Built on top of that, are kernel programming capabilities for executing Julia code on oneAPI accelerators. For now, we reuse OpenCL intrinsics, and compile to SPIR-V using Khronos' translator:

julia> function kernel()
         barrier()
         return
       end

julia> @oneapi items=1 kernel()

Code reflection macros are available to see the generated code:

julia> @device_code_llvm @oneapi items=1 kernel()

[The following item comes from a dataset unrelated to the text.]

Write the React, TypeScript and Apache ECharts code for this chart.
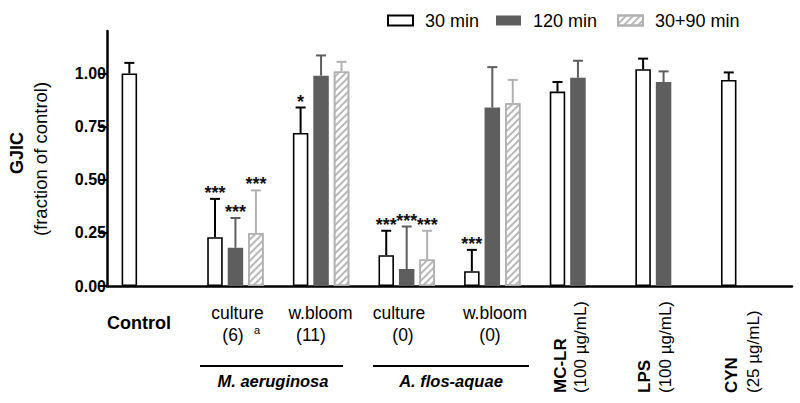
import React, { useEffect, useRef } from "react";
import * as echarts from "echarts";

const categories = ["Control", "M. aeruginosa culture", "M. aeruginosa w.bloom", "A. flos-aquae culture", "A. flos-aquae w.bloom", "MC-LR", "LPS", "CYN"];
const seriesNames = ["30 min", "120 min", "30+90 min"];
const min30 = [1.0, 0.23, 0.72, 0.145, 0.07, 0.915, 1.02, 0.97];
const min30Err = [0.05, 0.18, 0.12, 0.115, 0.1, 0.045, 0.05, 0.035];
const min120 = [null, 0.18, 0.99, 0.08, 0.84, 0.98, 0.96, null];
const min120Err = [null, 0.14, 0.095, 0.2, 0.19, 0.08, 0.05, null];
const min3090 = [null, 0.25, 1.01, 0.125, 0.86, null, null, null];
const min3090Err = [null, 0.2, 0.045, 0.135, 0.11, null, null, null];
const stars30 = ["", "***", "*", "***", "***", "", "", ""];
const stars120 = ["", "***", "", "***", "", "", "", ""];
const stars3090 = ["", "***", "", "***", "", "", "", ""];
const yTicks = [0, 0.25, 0.5, 0.75, 1.0];

const FONT = "Liberation Sans, Arial, sans-serif";
const BAR_W = 15.5;
const BAR_GAP = 0.32;

const values = [min30, min120, min3090];
const errs = [min30Err, min120Err, min3090Err];
const stars = [stars30, stars120, stars3090];
const errColors = ["#000000", "#5e5e5e", "#b0b0b0"];

export default function App() {
  const ref = useRef<HTMLDivElement>(null);
  useEffect(() => {
    const chart = echarts.init(ref.current!, null, { renderer: "svg" });
    const offset = BAR_W * (1 + BAR_GAP);

    const barStyles: any[] = [
      { color: "#ffffff", borderColor: "#000000", borderWidth: 1.6 },
      { color: "#5e5e5e" },
      {
        color: "#ffffff",
        borderColor: "#b0b0b0",
        borderWidth: 1.6,
        decal: {
          symbol: "rect",
          symbolSize: 1,
          dashArrayX: [1, 0],
          dashArrayY: [2, 3],
          rotation: -Math.PI / 4,
          color: "#b8b8b8",
        },
      },
    ];

    const barSeries = seriesNames.map((name, k) => ({
      type: "bar",
      name,
      data: values[k],
      barWidth: BAR_W,
      barGap: BAR_GAP * 100 + "%",
      itemStyle: barStyles[k],
      silent: true,
    }));

    const errSeries = seriesNames.map((name, k) => ({
      type: "custom",
      name: name + " err",
      z: 5,
      silent: true,
      encode: { x: 0, y: 2 },
      data: values[k]
        .map((v, i) => (v == null ? null : [i, v, v + (errs[k][i] as number)]))
        .filter((d) => d != null),
      renderItem: (params: any, api: any) => {
        const ci = api.value(0);
        const base = api.coord([ci, api.value(1)]);
        const top = api.coord([ci, api.value(2)]);
        const x = base[0] + (k - 1) * offset;
        const c = errColors[k];
        const children: any[] = [
          { type: "line", shape: { x1: x, y1: base[1], x2: x, y2: top[1] }, style: { stroke: c, lineWidth: 2 } },
          { type: "line", shape: { x1: x - 5, y1: top[1], x2: x + 5, y2: top[1] }, style: { stroke: c, lineWidth: 2 } },
        ];
        const s = stars[k][ci];
        if (s) {
          children.push({
            type: "text",
            x,
            y: top[1] - 6,
            style: { text: s, fontFamily: FONT, fontWeight: "bold", fontSize: 18, fill: "#111", align: "center", verticalAlign: "middle" },
          });
        }
        return { type: "group", children };
      },
    }));

    const txt = (text: string, x: number, y: number, extra: any = {}, rot = 0) => ({
      type: "text",
      x,
      y,
      rotation: rot,
      style: { text, fontFamily: FONT, fontSize: 17.5, fill: "#000", align: "center", verticalAlign: "middle", ...extra },
    });

    const graphic: any[] = [
      txt("GJIC", 17, 153, { fontWeight: "bold", fontSize: 18 }, Math.PI / 2),
      txt("(fraction of control)", 40, 159, { fontSize: 18.5 }, Math.PI / 2),
      txt("Control", 139, 323, { fontWeight: "bold", fontSize: 18 }),
      txt("culture", 237.5, 313),
      txt("(6)", 233, 335),
      txt("a", 257, 330, { fontSize: 11 }),
      txt("w.bloom", 320.5, 313),
      txt("(11)", 311, 335),
      txt("culture", 399, 313),
      txt("(0)", 403, 335),
      txt("w.bloom", 495, 313),
      txt("(0)", 490, 335),
      { type: "line", shape: { x1: 200, y1: 366, x2: 343, y2: 366 }, style: { stroke: "#000", lineWidth: 2 } },
      { type: "line", shape: { x1: 373, y1: 366, x2: 529, y2: 366 }, style: { stroke: "#000", lineWidth: 2 } },
      txt("M. aeruginosa", 273, 381, { fontWeight: "bold", fontStyle: "italic", fontSize: 16.5 }),
      txt("A. flos-aquae", 451, 381, { fontWeight: "bold", fontStyle: "italic", fontSize: 16.5 }),
      txt("MC-LR", 560, 393, { fontWeight: "bold", align: "left", fontSize: 17 }, Math.PI / 2),
      txt("(100 µg/mL)", 580, 393, { align: "left", fontSize: 17 }, Math.PI / 2),
      txt("LPS", 644, 393, { fontWeight: "bold", align: "left", fontSize: 17 }, Math.PI / 2),
      txt("(100 µg/mL)", 665.5, 393, { align: "left", fontSize: 17 }, Math.PI / 2),
      txt("CYN", 731, 393, { fontWeight: "bold", align: "left", fontSize: 17 }, Math.PI / 2),
      txt("(25 µg/mL)", 753, 393, { align: "left", fontSize: 17 }, Math.PI / 2),
    ];

    const legendLeft = [387, 496, 617];
    const legends = seriesNames.map((n, k) => ({
      data: [n],
      left: legendLeft[k],
      top: 10,
      padding: 0,
      icon: "rect",
      itemWidth: 25,
      itemHeight: 10,
      selectedMode: false,
      formatter: "{p|}{name}",
      textStyle: {
        fontFamily: FONT,
        fontSize: 18,
        color: "#000",
        lineHeight: 21,
        rich: { p: { width: 7 } },
      },
    }));

    chart.setOption({
      animation: false,
      backgroundColor: "#ffffff",
      legend: legends,
      grid: { left: 107, right: 8, top: 31, bottom: 117, containLabel: false },
      xAxis: {
        type: "category",
        data: categories,
        axisLine: { lineStyle: { color: "#000", width: 2.5 } },
        axisTick: { show: false },
        axisLabel: { show: false },
        splitLine: { show: false },
      },
      yAxis: {
        type: "value",
        min: 0,
        max: 1.2,
        interval: 0.25,
        axisLine: { show: true, lineStyle: { color: "#000", width: 2.5 } },
        axisTick: { show: true, length: 8, lineStyle: { width: 2, color: "#000" }, customValues: yTicks },
        axisLabel: {
          customValues: yTicks,
          formatter: (v: number) => v.toFixed(2),
          fontFamily: FONT,
          fontWeight: "bold",
          fontSize: 16,
          color: "#000",
          margin: 1,
        },
        splitLine: { show: false },
      },
      graphic,
      series: [...barSeries, ...errSeries],
    });
    return () => chart.dispose();
  }, []);
  return <div ref={ref} style={{ width: 800, height: 403, position: "absolute", left: 0, top: 0 }} />;
}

;  @ REPL[18]:1 within `kernel'
define dso_local spir_kernel void @_Z17julia_kernel_3053() local_unnamed_addr {
top:
;  @ REPL[18]:2 within `kernel'
; ┌ @ oneAPI.jl/src/device/opencl/synchronization.jl:9 within `barrier' @ oneAPI.jl/src/device/opencl/synchronization.jl:9
; │┌ @ oneAPI.jl/src/device/opencl/utils.jl:34 within `macro expansion'
    call void @_Z7barrierj(i32 0)
; └└
;  @ REPL[18]:3 within `kernel'
  ret void
}

julia> @device_code_spirv @oneapi items=1 kernel()

; SPIR-V
; Version: 1.0
; Generator: Khronos LLVM/SPIR-V Translator; 14
; Bound: 9
; Schema: 0
               OpCapability Addresses
               OpCapability Kernel
          %1 = OpExtInstImport "OpenCL.std"
               OpMemoryModel Physical64 OpenCL
               OpEntryPoint Kernel %4 "_Z17julia_kernel_3067"
               OpSource OpenCL_C 200000
               OpName %top "top"
       %uint = OpTypeInt 32 0
     %uint_2 = OpConstant %uint 2
     %uint_0 = OpConstant %uint 0
       %void = OpTypeVoid
          %3 = OpTypeFunction %void
          %4 = OpFunction %void None %3
        %top = OpLabel
               OpControlBarrier %uint_2 %uint_2 %uint_0
               OpReturn
               OpFunctionEnd

Finally, the oneArray type makes it possible to use your oneAPI accelerator without the need to write custom kernels, thanks to Julia's high-level array abstractions:

julia> a = oneArray(rand(Float32, 2,2))
2×2 oneArray{Float32,2}:
 0.592979  0.996154
 0.874364  0.232854

julia> a .+ 1
2×2 oneArray{Float32,2}:
 1.59298  1.99615
 1.87436  1.23285

Status

The current version of oneAPI.jl supports most of oneAPI Level Zero interface, has good kernel programming capabilties, and as a demonstration of that it fully implements the GPUArrays.jl array interfaces. This results in a full-featured GPU array type.

However, the package has not been extensively tested, and performance issues might be present. There is no integration with vendor libraries like oneMKL or oneDNN, and as a result certain operations (like matrix multiplication) will be unavailable or slow.

Using a local toolchain

For debugging issues with the underlying toolchain (NEO, IGC, etc), you may want the package to use your local installation of these components instead of downloading the prebuilt Julia binaries from Yggdrasil. This can be done using Preferences.jl, overriding the paths to resources provided by the various JLLs that oneAPI.jl uses. A helpful script to automate this is provided in the res folder of this repository:

$ julia res/local.jl

Trying to find local IGC...
- found libigc at /usr/local/lib/libigc.so
- found libiga64 at /usr/local/lib/libiga64.so
- found libigdfcl at /usr/local/lib/libigdfcl.so
- found libopencl-clang at /usr/local/lib/libopencl-clang.so.11

Trying to find local gmmlib...
- found libigdgmm at /usr/local/lib/libigdgmm.so

Trying to find local NEO...
- found libze_intel_gpu.so.1 at /usr/local/lib/libze_intel_gpu.so.1
- found libigdrcl at /usr/local/lib/intel-opencl/libigdrcl.so

Trying to find local oneAPI loader...
- found libze_loader at /lib/x86_64-linux-gnu/libze_loader.so
- found libze_validation_layer at /lib/x86_64-linux-gnu/libze_validation_layer.so

Writing preferences...

The discovered paths will be written to a global file with preferences, typically $HOME/.julia/environments/vX.Y/LocalPreferences.toml (where vX.Y refers to the Julia version you are using). You can modify this file, or remove it when you want to revert to default set of binaries.